Taking Woodstock: A ’60s Trip We Don’t Need to Take

“If you remember Woodstock, you probably weren’t there,” the expression goes. And if you were, can you please stop gassing on about it? Aquarian Nostalgia is the most oppressively sanctimonious and dull stripe of reminiscing, which Ang Lee’s facile film does nothing to disprove. To its credit, Taking Woodstock—based on Elliot Tiber’s 2007 memoir, and written by Lee’s frequent collaborator James Schamus—features no actors pantomiming Janis Joplin, Ravi Shankar, or Sha-Na-Na. On display instead are inane portrayals of Jews, performance artists, trannies, Vietnam vets, squares, and freaks. The gayness of Elliot (Demetri Martin) becomes Lee’s tenuous overarching theme, though his Uranian tendencies must be kept hidden from his Jewish-émigré parents, Jake and Sonia (Henry Goodman and Imelda Staunton), who run a decrepit motel in upstate Bethel.
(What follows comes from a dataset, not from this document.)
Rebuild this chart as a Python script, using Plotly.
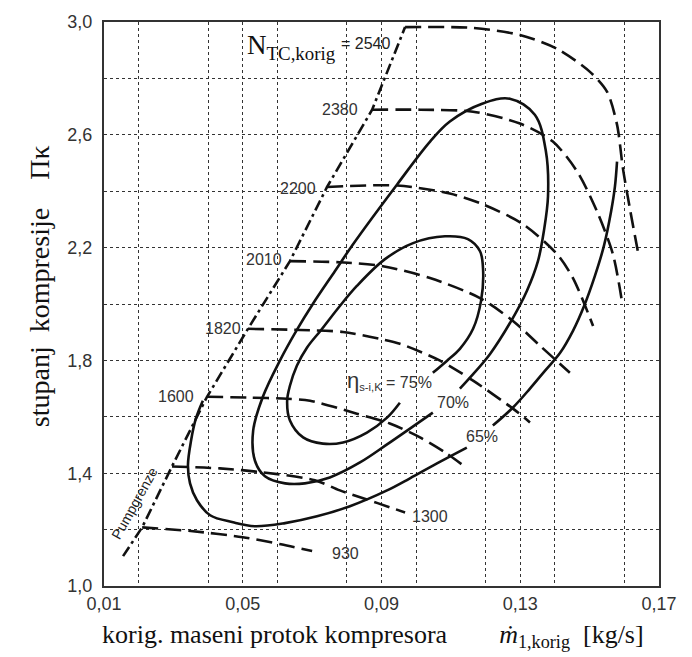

The good son leaves Manhattan to help them, and, after reading that neighboring Wallkill says no to hosting an event for a bunch of longhairs, sets the wheels in motion for the concert to be held in his Catskills hamlet. Beyond Elliot’s marginally interesting homo conflict, Taking Woodstock does nothing more than recycle the same late-’60s tropes seen countless times since the Carter administration.